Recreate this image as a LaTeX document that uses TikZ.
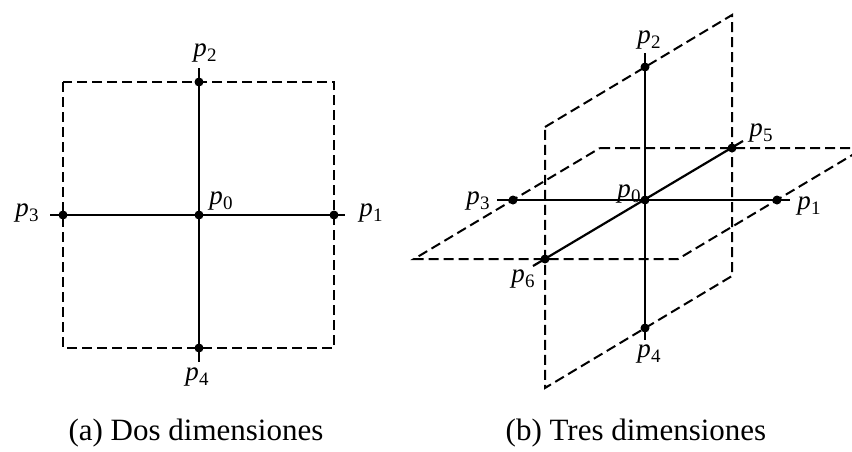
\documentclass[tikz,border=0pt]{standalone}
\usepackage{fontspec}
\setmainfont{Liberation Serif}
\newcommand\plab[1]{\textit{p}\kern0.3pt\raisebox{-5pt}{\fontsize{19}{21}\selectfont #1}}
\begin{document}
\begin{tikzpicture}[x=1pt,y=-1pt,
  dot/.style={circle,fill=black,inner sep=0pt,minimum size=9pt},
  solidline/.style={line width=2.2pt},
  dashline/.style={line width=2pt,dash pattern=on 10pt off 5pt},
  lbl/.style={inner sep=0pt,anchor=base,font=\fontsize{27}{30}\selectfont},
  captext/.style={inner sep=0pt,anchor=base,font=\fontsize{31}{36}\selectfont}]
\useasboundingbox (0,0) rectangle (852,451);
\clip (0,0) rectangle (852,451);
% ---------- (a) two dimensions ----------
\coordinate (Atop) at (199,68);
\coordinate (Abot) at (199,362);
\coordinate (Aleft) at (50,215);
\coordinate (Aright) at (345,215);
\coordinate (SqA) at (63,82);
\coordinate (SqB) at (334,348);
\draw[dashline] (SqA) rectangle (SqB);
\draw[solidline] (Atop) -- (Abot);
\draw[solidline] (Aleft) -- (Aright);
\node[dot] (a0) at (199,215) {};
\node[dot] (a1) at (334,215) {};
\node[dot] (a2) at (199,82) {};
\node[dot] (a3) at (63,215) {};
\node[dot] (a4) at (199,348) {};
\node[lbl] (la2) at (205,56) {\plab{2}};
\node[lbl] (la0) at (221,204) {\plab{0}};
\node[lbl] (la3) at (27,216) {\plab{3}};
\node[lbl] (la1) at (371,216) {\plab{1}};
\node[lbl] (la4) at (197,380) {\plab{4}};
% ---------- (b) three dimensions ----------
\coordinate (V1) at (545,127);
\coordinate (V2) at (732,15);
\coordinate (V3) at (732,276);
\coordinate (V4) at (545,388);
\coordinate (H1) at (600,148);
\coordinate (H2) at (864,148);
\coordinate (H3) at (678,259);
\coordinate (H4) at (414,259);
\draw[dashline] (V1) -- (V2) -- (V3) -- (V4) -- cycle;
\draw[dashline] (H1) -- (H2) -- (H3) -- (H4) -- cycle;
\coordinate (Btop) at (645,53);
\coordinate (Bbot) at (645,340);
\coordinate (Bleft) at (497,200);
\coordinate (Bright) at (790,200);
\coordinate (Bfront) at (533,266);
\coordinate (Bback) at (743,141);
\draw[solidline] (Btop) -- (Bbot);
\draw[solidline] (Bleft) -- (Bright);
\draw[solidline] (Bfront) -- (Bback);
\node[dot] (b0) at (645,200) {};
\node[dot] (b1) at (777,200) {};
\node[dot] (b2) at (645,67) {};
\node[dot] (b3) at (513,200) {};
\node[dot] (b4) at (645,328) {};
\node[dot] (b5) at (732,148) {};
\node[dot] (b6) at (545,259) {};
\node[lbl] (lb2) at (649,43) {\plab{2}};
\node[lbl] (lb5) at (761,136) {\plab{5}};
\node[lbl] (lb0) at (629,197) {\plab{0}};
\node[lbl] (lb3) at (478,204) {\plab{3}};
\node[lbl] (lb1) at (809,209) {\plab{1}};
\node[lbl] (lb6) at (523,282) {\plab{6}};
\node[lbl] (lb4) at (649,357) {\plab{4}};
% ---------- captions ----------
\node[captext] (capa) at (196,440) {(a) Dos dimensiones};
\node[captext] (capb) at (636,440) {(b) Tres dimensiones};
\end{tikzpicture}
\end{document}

Task objective
Copy every line of the data word for word, omitting the images.

Full answer
Recreate this image as a LaTeX document that uses TikZ.
\documentclass[tikz,border=0pt]{standalone}
\usepackage{fontspec}
\setmainfont{Liberation Serif}
\newcommand\plab[1]{\textit{p}\kern0.3pt\raisebox{-5pt}{\fontsize{19}{21}\selectfont #1}}
\begin{document}
\begin{tikzpicture}[x=1pt,y=-1pt,
  dot/.style={circle,fill=black,inner sep=0pt,minimum size=9pt},
  solidline/.style={line width=2.2pt},
  dashline/.style={line width=2pt,dash pattern=on 10pt off 5pt},
  lbl/.style={inner sep=0pt,anchor=base,font=\fontsize{27}{30}\selectfont},
  captext/.style={inner sep=0pt,anchor=base,font=\fontsize{31}{36}\selectfont}]
\useasboundingbox (0,0) rectangle (852,451);
\clip (0,0) rectangle (852,451);
% ---------- (a) two dimensions ----------
\coordinate (Atop) at (199,68);
\coordinate (Abot) at (199,362);
\coordinate (Aleft) at (50,215);
\coordinate (Aright) at (345,215);
\coordinate (SqA) at (63,82);
\coordinate (SqB) at (334,348);
\draw[dashline] (SqA) rectangle (SqB);
\draw[solidline] (Atop) -- (Abot);
\draw[solidline] (Aleft) -- (Aright);
\node[dot] (a0) at (199,215) {};
\node[dot] (a1) at (334,215) {};
\node[dot] (a2) at (199,82) {};
\node[dot] (a3) at (63,215) {};
\node[dot] (a4) at (199,348) {};
\node[lbl] (la2) at (205,56) {\plab{2}};
\node[lbl] (la0) at (221,204) {\plab{0}};
\node[lbl] (la3) at (27,216) {\plab{3}};
\node[lbl] (la1) at (371,216) {\plab{1}};
\node[lbl] (la4) at (197,380) {\plab{4}};
% ---------- (b) three dimensions ----------
\coordinate (V1) at (545,127);
\coordinate (V2) at (732,15);
\coordinate (V3) at (732,276);
\coordinate (V4) at (545,388);
\coordinate (H1) at (600,148);
\coordinate (H2) at (864,148);
\coordinate (H3) at (678,259);
\coordinate (H4) at (414,259);
\draw[dashline] (V1) -- (V2) -- (V3) -- (V4) -- cycle;
\draw[dashline] (H1) -- (H2) -- (H3) -- (H4) -- cycle;
\coordinate (Btop) at (645,53);
\coordinate (Bbot) at (645,340);
\coordinate (Bleft) at (497,200);
\coordinate (Bright) at (790,200);
\coordinate (Bfront) at (533,266);
\coordinate (Bback) at (743,141);
\draw[solidline] (Btop) -- (Bbot);
\draw[solidline] (Bleft) -- (Bright);
\draw[solidline] (Bfront) -- (Bback);
\node[dot] (b0) at (645,200) {};
\node[dot] (b1) at (777,200) {};
\node[dot] (b2) at (645,67) {};
\node[dot] (b3) at (513,200) {};
\node[dot] (b4) at (645,328) {};
\node[dot] (b5) at (732,148) {};
\node[dot] (b6) at (545,259) {};
\node[lbl] (lb2) at (649,43) {\plab{2}};
\node[lbl] (lb5) at (761,136) {\plab{5}};
\node[lbl] (lb0) at (629,197) {\plab{0}};
\node[lbl] (lb3) at (478,204) {\plab{3}};
\node[lbl] (lb1) at (809,209) {\plab{1}};
\node[lbl] (lb6) at (523,282) {\plab{6}};
\node[lbl] (lb4) at (649,357) {\plab{4}};
% ---------- captions ----------
\node[captext] (capa) at (196,440) {(a) Dos dimensiones};
\node[captext] (capb) at (636,440) {(b) Tres dimensiones};
\end{tikzpicture}
\end{document}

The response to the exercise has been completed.